A few weeks ago I came across some Gatsby and Netlify tutorials and was intrigued by how far the jamstack has come. I'm not going to go into a diatribe over what jamstack is, but I had my doubts over this serverless revolution. Nonetheless I decided to run through the setup and was pleasantly surprised not by serverless per say, but by the Netlify offering. Authentication, lambdas, and contact forms -- all with generous free limits?
This seemed like an incredible platform to build early prototypes and test different SaaS ideas. For client work, it appears to greatly mitigate the risks of DDoS attacks and servers going down in the middle of the night. The only issue was that I was apprehensive of leaning entirely on Gatsby. I find Gatsby to be a wonderful platform for static site generation and have used it to build a few small portfolio sites and blogs. However, long term, you are stuck with a fully static only framework. Having built quite a bit of software now, I know that one cannot fully predict the walls they will run up against at a projects outset. What seems like jamstack perfection today, could turn into a project where a good server environment would be required. At which point you have only one option, migration.
Enter next.js, my go to platform of choice for almost everything. An easy to use, robust React-based framework that's just a little bit opinionated. It has a great community as well as awesome testing and typescript support and all the good things that you will probably wish you had setup at the outset before your project got too big. It also has the ability to do static exports of pages just like Gatsby. The big difference is, if you ever want to use the server environment and move to a platform like Heroku or Digital Ocean, you can. Server side rendering is also a nice to have for your authenticated users as well down the line.

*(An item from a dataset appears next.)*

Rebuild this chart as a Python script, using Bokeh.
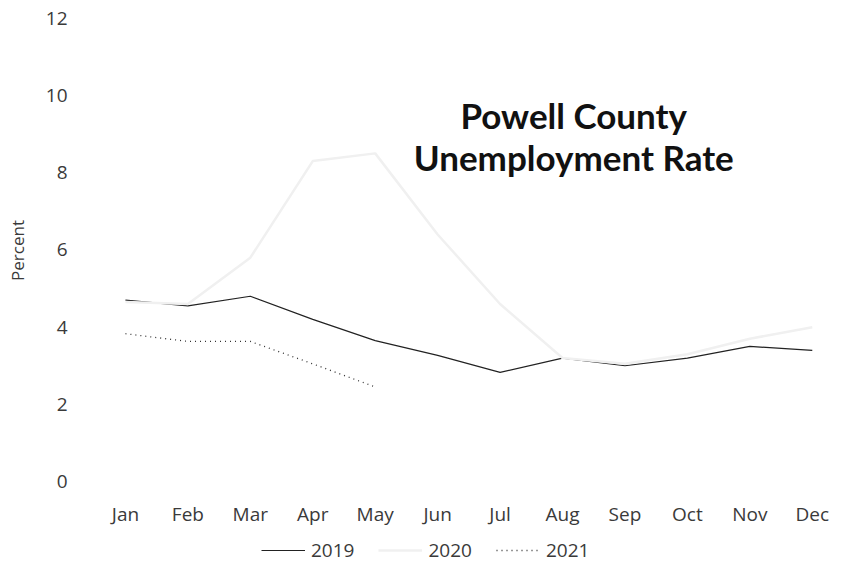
from bokeh.plotting import figure
from bokeh.layouts import column
from bokeh.models import Legend, LegendItem, FixedTicker, Range1d
from bokeh.core.properties import value
from bokeh.embed import file_html
from bokeh.resources import INLINE

months = ["Jan", "Feb", "Mar", "Apr", "May", "Jun", "Jul", "Aug", "Sep", "Oct", "Nov", "Dec"]
rate_2019 = [4.7, 4.55, 4.8, 4.2, 3.65, 3.27, 2.83, 3.2, 3.0, 3.2, 3.5, 3.4]
rate_2020 = [4.65, 4.6, 5.8, 8.3, 8.5, 6.4, 4.6, 3.2, 3.05, 3.3, 3.7, 4.0]
rate_2021 = [3.83, 3.63, 3.63, 3.05, 2.45]
y_ticks = [0, 2, 4, 6, 8, 10, 12]
title_lines = ["Powell County", "Unemployment Rate"]
years = ["2019", "2020", "2021"]

x_all = list(range(len(months)))
font = "Open Sans"
title_font = "Lato"
text_color = "#3a3a3a"

styles = {
    "2019": dict(line_color="#222222", line_width=1.2),
    "2020": dict(line_color="#f0f0f0", line_width=2.5),
    "2021": dict(line_color="#333333", line_width=1.3, line_dash="1 4"),
}
series = {"2019": rate_2019, "2020": rate_2020, "2021": rate_2021}

# main chart
p = figure(width=843, height=534, output_backend="svg", toolbar_location=None,
           x_range=Range1d(-0.8, 11.5), y_range=Range1d(-0.23, 12.2),
           min_border_left=75, min_border_right=0, min_border_top=10,
           min_border_bottom=44)
p.outline_line_color = None
p.xgrid.visible = False
p.ygrid.visible = False

for ax in (p.xaxis, p.yaxis):
    ax.axis_line_color = None
    ax.major_tick_line_color = None
    ax.minor_tick_line_color = None
    ax.major_label_text_font = font
    ax.major_label_text_font_size = "19px"
    ax.major_label_text_color = text_color

p.xaxis.ticker = FixedTicker(ticks=x_all)
p.xaxis.major_label_overrides = {i: m for i, m in enumerate(months)}
p.xaxis.major_label_standoff = 4
p.yaxis.ticker = FixedTicker(ticks=y_ticks)
p.yaxis.major_label_standoff = 2
p.yaxis.axis_label = "Percent"
p.yaxis.axis_label_text_font = font
p.yaxis.axis_label_text_font_size = "17px"
p.yaxis.axis_label_text_font_style = "normal"
p.yaxis.axis_label_text_color = text_color
p.yaxis.axis_label_standoff = 14

for yr in years:
    ys = series[yr]
    p.line(x_all[:len(ys)], ys, **styles[yr])

# two-line chart heading placed inside the plot area
p.text(x=[7.18, 7.18], y=[9.5, 8.4], text=title_lines,
       text_font=value(title_font), text_font_style="bold", text_font_size="35px",
       text_align="center", text_baseline="alphabetic", text_color="#111111")

# legend strip under the chart
leg = figure(width=843, height=39, output_backend="svg", toolbar_location=None,
             x_range=Range1d(0, 1), y_range=Range1d(100, 101),
             min_border=0)
leg.axis.visible = False
leg.grid.visible = False
leg.outline_line_color = None
items = []
for yr in years:
    ys = series[yr]
    r = leg.line(x_all[:len(ys)], ys, **styles[yr])
    items.append(LegendItem(label=yr, renderers=[r]))

legend = Legend(items=items, orientation="horizontal", location=(186, 10),
                label_text_font=font, label_text_font_size="19px",
                label_text_color=text_color, border_line_color=None,
                background_fill_alpha=0,
                glyph_width=44, spacing=24, padding=0, margin=0,
                label_standoff=6)
leg.add_layout(legend, "center")

layout = column(p, leg, spacing=0)
open("out.html", "w").write(file_html(layout, INLINE))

In my research I also came across a new framework called Svelte on the Undefined Podcast. I was sufficiently intrigued by it's compiler based approach to building a robust front end so I dug a little deeper. I found a wonderful platform called Sapper, built by the same team it appears to have taken the best of Next.js and built a similar environment for Svelte. I don't want to get into the pros and cons of each framework at the moment, point is it's worth checking out. Just like Next.js it features static exporting and server-side rendering that can be used if you want to enable the server down the line.
In the end I wanted to come up with a boilerplate for each so that I could easily create prototypes, client sites, and JAMstack apps on the fly. I also wanted the option to bail out without losing all my work if I found the serverless style wasn't working for me.
So I give you two repos:
My thoughts are to rely on next for my paid client work since it is battle tested and approved for production use. I'll be using sapper for my personal projects that I'm willing to spend some time battling the early bugs in an early framework. I also feel the svelte approach to front end is worth learning and learning well.
Since I couldn't find much like this in the google searches for either framework I hope this helps some people get started sooner.
I will also be adding netlify authentication and hopefully payments processing with stripe so you can have a "Tim Ferriss" style experimental solution for signup, try for x days and pay monthly. Sorta like opening a restaurant in a building with a kitchen already built.
Top comments (1)
Great writeup, Mike!
Having built a portfolio website using Gatsby already, I absolutely second this conclusion.
To rehash my thoughts (similar to your post): while Gatsby performs very well for its intended static site use-case, it does make the architectural design assumption that the data source is static.
That assumption goes on to become a limitation as soon as requirements imply that data must be dynamic in nature. Migration to another tool is costly, and so (without the powers of foresight) we might be making better use of our time as developers by picking a tool like Next which supports both static and dynamic data use-cases.